When I started this blog in June 2008 I wasn't sure whether it would be something that lasted for a long time or would merely be one of those things that was started and then became too much of a chore and fell by the wayside. It seems as though I may be here for the long haul though because even when I was in hospital I was concerned about not being able to write to let regular readers know why I wasn't able to post. And what was heart-warming to me was that several regular readers were concerned enough about me to have sent me emails asking if I was okay.

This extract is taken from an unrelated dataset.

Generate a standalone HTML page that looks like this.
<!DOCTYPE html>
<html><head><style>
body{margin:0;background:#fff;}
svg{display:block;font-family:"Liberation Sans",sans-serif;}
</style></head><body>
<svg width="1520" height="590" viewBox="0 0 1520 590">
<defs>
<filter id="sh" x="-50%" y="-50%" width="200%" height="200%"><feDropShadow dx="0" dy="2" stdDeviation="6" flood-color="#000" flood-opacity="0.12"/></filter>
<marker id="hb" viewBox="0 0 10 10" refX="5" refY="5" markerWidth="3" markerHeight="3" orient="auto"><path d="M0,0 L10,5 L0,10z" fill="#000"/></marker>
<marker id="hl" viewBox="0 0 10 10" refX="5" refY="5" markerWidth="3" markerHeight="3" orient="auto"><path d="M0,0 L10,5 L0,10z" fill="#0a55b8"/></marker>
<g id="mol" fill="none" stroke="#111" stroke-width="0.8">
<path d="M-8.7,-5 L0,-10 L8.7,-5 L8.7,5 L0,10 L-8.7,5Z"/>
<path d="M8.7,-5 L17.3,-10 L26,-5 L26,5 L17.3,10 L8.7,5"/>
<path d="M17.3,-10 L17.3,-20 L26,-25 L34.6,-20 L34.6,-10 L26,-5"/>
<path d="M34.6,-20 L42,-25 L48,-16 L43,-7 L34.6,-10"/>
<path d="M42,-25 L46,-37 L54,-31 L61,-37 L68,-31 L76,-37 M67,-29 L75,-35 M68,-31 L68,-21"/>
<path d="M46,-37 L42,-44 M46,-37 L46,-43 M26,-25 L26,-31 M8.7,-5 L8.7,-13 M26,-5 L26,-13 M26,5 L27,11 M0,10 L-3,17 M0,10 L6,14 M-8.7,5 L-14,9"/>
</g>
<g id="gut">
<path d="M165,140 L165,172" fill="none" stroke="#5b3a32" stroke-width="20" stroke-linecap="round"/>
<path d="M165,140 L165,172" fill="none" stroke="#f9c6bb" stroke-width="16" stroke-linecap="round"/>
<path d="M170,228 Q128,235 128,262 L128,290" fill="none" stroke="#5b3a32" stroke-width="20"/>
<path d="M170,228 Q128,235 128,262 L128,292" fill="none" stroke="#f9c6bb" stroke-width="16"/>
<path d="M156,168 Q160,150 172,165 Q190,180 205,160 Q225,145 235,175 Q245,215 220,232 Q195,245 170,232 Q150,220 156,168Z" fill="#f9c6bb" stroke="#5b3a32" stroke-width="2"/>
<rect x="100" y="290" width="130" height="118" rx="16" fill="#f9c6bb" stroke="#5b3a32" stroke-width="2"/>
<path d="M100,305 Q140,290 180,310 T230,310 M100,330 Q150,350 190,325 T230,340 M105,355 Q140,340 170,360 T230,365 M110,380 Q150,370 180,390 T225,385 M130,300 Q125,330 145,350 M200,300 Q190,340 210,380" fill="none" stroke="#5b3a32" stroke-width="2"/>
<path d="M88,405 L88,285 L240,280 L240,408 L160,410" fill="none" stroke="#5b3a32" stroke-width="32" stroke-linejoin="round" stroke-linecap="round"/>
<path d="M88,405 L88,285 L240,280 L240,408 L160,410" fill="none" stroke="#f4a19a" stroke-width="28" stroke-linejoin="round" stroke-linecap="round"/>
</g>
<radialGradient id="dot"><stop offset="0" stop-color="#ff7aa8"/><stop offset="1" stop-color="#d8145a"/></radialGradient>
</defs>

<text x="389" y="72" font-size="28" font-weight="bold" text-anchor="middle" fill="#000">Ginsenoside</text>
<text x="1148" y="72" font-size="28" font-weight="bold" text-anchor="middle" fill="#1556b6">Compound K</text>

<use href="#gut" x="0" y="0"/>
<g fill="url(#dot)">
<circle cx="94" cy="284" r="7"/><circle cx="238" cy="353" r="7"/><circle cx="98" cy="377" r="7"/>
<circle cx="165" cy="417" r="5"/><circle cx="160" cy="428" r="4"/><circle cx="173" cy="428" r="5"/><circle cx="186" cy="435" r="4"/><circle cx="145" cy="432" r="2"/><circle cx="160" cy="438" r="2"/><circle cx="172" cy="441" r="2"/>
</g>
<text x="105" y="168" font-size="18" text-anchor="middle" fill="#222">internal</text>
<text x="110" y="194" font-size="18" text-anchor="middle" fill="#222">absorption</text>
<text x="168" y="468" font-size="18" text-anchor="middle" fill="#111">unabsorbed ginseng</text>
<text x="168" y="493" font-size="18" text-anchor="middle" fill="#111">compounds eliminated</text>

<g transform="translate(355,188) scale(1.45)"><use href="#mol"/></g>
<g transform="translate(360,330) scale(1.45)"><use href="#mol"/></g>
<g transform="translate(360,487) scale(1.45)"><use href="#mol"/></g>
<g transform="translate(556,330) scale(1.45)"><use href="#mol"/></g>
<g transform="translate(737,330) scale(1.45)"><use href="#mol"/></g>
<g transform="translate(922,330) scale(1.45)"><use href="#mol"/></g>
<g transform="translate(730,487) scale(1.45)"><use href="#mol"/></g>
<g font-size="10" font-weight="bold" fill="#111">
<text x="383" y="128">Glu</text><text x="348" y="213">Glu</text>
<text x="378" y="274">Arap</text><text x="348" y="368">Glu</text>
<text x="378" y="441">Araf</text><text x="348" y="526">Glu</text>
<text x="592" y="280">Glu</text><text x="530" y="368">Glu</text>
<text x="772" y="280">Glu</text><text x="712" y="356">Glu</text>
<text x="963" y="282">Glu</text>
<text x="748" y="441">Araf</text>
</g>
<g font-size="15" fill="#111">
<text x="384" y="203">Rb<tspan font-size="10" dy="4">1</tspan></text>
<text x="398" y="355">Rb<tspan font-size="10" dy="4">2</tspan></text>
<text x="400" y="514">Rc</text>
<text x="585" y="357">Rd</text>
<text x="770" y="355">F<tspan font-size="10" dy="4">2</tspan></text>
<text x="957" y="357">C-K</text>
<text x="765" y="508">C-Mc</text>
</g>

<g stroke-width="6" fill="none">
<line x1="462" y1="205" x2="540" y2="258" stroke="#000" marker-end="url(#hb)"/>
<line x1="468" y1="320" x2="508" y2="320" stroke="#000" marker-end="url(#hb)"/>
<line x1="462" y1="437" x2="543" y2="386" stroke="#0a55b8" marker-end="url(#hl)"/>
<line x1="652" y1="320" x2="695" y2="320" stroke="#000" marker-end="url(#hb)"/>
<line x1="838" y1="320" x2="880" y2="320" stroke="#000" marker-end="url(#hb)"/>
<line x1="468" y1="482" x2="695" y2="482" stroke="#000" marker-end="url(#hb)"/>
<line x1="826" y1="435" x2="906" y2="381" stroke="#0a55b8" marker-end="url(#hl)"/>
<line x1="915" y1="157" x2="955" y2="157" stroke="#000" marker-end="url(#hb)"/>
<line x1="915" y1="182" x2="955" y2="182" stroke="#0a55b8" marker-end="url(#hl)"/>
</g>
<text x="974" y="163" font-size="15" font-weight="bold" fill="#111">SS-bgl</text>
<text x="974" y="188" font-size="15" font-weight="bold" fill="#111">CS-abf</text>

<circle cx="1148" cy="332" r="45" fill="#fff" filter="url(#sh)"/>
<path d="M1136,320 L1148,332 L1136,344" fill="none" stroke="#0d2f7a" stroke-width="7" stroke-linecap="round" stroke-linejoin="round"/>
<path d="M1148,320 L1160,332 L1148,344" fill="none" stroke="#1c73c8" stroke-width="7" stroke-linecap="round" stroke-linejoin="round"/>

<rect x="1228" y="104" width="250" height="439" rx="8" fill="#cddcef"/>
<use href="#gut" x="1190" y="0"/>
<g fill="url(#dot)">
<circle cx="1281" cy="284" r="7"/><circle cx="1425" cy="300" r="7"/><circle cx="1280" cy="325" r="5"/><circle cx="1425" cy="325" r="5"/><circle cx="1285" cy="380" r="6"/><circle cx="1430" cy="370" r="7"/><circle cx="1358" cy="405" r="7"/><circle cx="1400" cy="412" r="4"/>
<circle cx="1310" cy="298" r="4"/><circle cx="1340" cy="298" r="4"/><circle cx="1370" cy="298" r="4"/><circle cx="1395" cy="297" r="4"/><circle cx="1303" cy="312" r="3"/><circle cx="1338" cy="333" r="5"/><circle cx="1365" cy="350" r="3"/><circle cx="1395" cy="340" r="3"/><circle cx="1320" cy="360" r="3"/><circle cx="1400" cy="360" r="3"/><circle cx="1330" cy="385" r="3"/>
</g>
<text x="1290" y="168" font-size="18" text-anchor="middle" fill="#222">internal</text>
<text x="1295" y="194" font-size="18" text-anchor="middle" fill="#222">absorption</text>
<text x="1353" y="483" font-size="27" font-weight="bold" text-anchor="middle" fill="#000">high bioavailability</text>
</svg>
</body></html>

When we start writing a blog we all wonder whether anyone will bother reading it. Will it be interesting enough to attract comments? Will we be able to find things to write about? How much of ourselves should we reveal? Many of us blog anonymously. It is a way of writing about things that affect us or that interest us or that we feel strongly about. We can say things on our blogs that we might never express in person.

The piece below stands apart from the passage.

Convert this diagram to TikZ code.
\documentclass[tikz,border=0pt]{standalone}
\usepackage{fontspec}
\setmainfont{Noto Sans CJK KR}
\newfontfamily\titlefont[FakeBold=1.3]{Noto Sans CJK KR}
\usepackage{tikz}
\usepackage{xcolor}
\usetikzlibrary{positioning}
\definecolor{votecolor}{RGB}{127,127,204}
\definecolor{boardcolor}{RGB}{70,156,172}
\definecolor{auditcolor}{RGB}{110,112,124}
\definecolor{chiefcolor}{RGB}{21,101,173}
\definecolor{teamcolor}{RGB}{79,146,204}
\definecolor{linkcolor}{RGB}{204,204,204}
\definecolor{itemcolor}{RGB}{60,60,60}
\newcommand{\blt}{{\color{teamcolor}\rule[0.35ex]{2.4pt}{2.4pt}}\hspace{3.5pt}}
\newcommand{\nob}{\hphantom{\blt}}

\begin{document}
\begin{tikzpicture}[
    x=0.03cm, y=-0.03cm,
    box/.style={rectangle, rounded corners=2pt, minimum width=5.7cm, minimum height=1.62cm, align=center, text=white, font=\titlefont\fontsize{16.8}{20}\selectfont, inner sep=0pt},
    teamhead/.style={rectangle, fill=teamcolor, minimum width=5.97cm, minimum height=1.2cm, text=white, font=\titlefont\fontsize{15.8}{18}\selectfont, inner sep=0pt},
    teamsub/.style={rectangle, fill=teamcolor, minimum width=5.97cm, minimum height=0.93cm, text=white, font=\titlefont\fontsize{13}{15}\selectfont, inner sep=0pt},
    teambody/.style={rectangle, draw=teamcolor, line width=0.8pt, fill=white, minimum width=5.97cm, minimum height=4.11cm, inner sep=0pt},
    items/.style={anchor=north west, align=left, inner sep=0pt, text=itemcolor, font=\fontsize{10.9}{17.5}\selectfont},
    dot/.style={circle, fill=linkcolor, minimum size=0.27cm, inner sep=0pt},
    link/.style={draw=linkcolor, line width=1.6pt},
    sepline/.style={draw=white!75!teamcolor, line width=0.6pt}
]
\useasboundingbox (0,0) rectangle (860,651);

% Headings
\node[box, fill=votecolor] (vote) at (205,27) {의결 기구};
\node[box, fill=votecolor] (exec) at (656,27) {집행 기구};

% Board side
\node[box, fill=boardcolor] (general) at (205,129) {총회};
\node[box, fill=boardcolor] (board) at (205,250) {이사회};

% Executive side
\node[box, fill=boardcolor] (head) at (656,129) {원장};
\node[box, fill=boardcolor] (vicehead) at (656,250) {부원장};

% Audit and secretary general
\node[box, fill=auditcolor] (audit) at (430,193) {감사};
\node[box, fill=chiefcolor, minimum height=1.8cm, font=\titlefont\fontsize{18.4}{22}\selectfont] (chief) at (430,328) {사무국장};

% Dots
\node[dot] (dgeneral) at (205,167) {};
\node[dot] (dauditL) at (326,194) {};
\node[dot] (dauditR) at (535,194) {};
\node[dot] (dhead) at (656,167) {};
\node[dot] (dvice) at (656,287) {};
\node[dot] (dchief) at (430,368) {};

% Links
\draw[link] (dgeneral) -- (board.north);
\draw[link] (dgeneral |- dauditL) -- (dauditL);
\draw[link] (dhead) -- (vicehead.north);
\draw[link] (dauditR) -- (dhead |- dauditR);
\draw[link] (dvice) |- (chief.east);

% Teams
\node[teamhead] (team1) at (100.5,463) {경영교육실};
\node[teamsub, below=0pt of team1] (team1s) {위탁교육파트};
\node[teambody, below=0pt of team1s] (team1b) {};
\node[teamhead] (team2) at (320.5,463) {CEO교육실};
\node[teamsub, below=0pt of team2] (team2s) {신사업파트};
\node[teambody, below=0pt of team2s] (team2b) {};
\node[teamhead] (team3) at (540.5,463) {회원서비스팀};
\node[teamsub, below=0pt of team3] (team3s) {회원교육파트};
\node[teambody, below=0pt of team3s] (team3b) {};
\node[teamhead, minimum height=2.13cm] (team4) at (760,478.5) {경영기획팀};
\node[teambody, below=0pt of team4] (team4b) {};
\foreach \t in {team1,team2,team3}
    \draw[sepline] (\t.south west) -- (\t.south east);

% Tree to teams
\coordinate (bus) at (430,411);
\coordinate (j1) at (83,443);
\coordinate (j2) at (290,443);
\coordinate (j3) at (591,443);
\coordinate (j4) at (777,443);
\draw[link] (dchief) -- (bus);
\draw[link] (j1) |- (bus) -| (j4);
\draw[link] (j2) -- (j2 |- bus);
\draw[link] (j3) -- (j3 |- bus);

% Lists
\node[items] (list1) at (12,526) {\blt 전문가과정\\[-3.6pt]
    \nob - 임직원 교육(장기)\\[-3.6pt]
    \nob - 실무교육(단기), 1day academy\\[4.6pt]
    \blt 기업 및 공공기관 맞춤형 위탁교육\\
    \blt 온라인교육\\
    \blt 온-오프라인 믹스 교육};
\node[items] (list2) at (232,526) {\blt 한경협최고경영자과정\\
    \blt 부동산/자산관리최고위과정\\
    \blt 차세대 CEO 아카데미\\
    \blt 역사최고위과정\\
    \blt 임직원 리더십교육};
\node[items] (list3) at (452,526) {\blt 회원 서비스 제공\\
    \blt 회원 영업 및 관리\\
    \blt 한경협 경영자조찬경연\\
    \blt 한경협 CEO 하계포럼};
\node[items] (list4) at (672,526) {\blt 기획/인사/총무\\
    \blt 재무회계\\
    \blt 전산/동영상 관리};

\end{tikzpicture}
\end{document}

I started this blog with the intention of using it to record how depression affected me and how I dealt with depression. Much of it is still about depression, it can't help but be so because that is what shapes me at the moment. Here I can write about how I am feeling rather than bottling it up inside me. It helps; it helps a lot. But the blog has become much more than that. I have included my trips out to various museums and galleries in London. I have blogged about going to the theatre, about meeting other bloggers, and about my knitting.

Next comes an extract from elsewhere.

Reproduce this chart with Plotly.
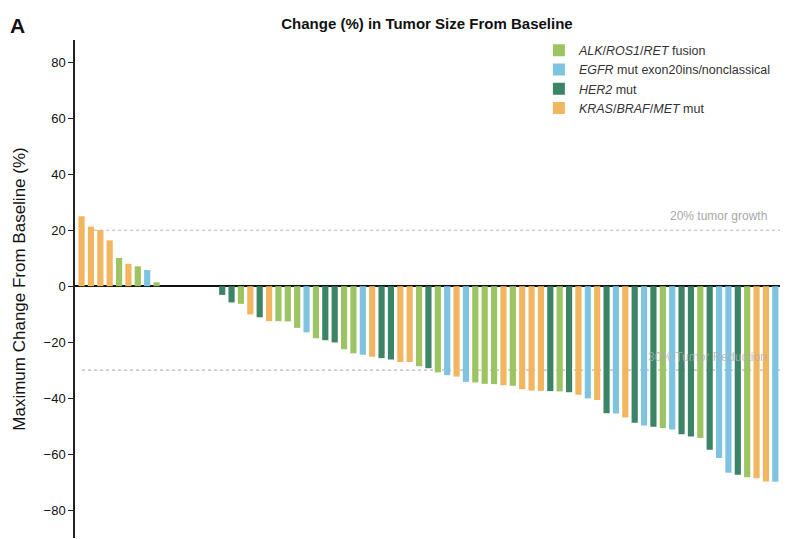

Sometimes it has been very difficult to write about things that were happening to me. Mr Smiley has been making regular appearances in my blog almost from the start. He is a very dear friend who has seen me at my worst and my best. He has known me as a shy 18-year old who was shy and very unsure of herself and he has seen me as a confident woman who had found her true vocation in life. He helped me through the early days of my widowhood by listening to me when I needed someone who I could talk to. He has visited me in hospital after major surgery; he has even carried my handbag in public to bring it to me in hospital after I was taken from work by ambulance one Friday morning (and many husbands wouldn't do that). And most of all he encouraged me when I told him about the blog and became a frequent commenter. He told me that he thought that it had made a difference to me and at times when I found it difficult to write he was the one who said that I should just write about whatever I thought of at the time. It was Mr Smiley who, when I mooted the idea of writing about my incarceration in a mental hospital, said that I should do it because he was sure it would help other people. So the series of posts Tackling the Mental Health Minefield was begun and it resulted in me winning an award from Mental Nurse. One of the most difficult posts that I have ever written was the one that I wrote on hearing the news about Mr Smiley having terminal cancer.
One of the things that this blog has taught me is that I love to write. Maybe that was why I was so good at my job. That involved a great deal of writing and my reports were always well received. Mr Smiley has suggested on more than one occasion that I should write a book. More recently my GP has also suggested this as something that I should do. The short course that I have just done with the OU has shown me that I am not a writer of fiction. My tutor thought that a couple of my short stories were very good, but he did not realise that they were actually based on things that had happened to me. So, if I am going to write something it will either have to be factual, something that I can research and then write about, or I am going to have to write about me, but as that sounds a bit pretentious, perhaps it will have to be about depression and me.
After nearly 500 posts the blog has received 20.000 visits. I am amazed and hugely gratified that something that has been a form of therapy for me has been interesting enough for people to visit and return again to see what I have to say. Yes, it is a big day for the blog and it is a day that has meant a lot to me too. Thank you visitors, you make it worthwhile my sitting here day by day trying to think up things that you may find interesting and that may provide you with food for thought.
4 comments:
Hurrah for 20000 visits!
We should celebrate... I'll have to find out when I next have time off, as the slavedrivers are making me go in on Fridays for the next couple of weeks, and then I'll get in touch!
WEll DONE. I found your blog on Mental Nurse and have enjoyed reading it very much. We all experience what happens to us in so many different ways and your blog is always very readable when you speak of your experiences.
You're so lucky. Well done.
Could you please look at mine. I could do with some tips.
Beautiful design too.
I used to love writing but then I realized that I was too thick to be any good.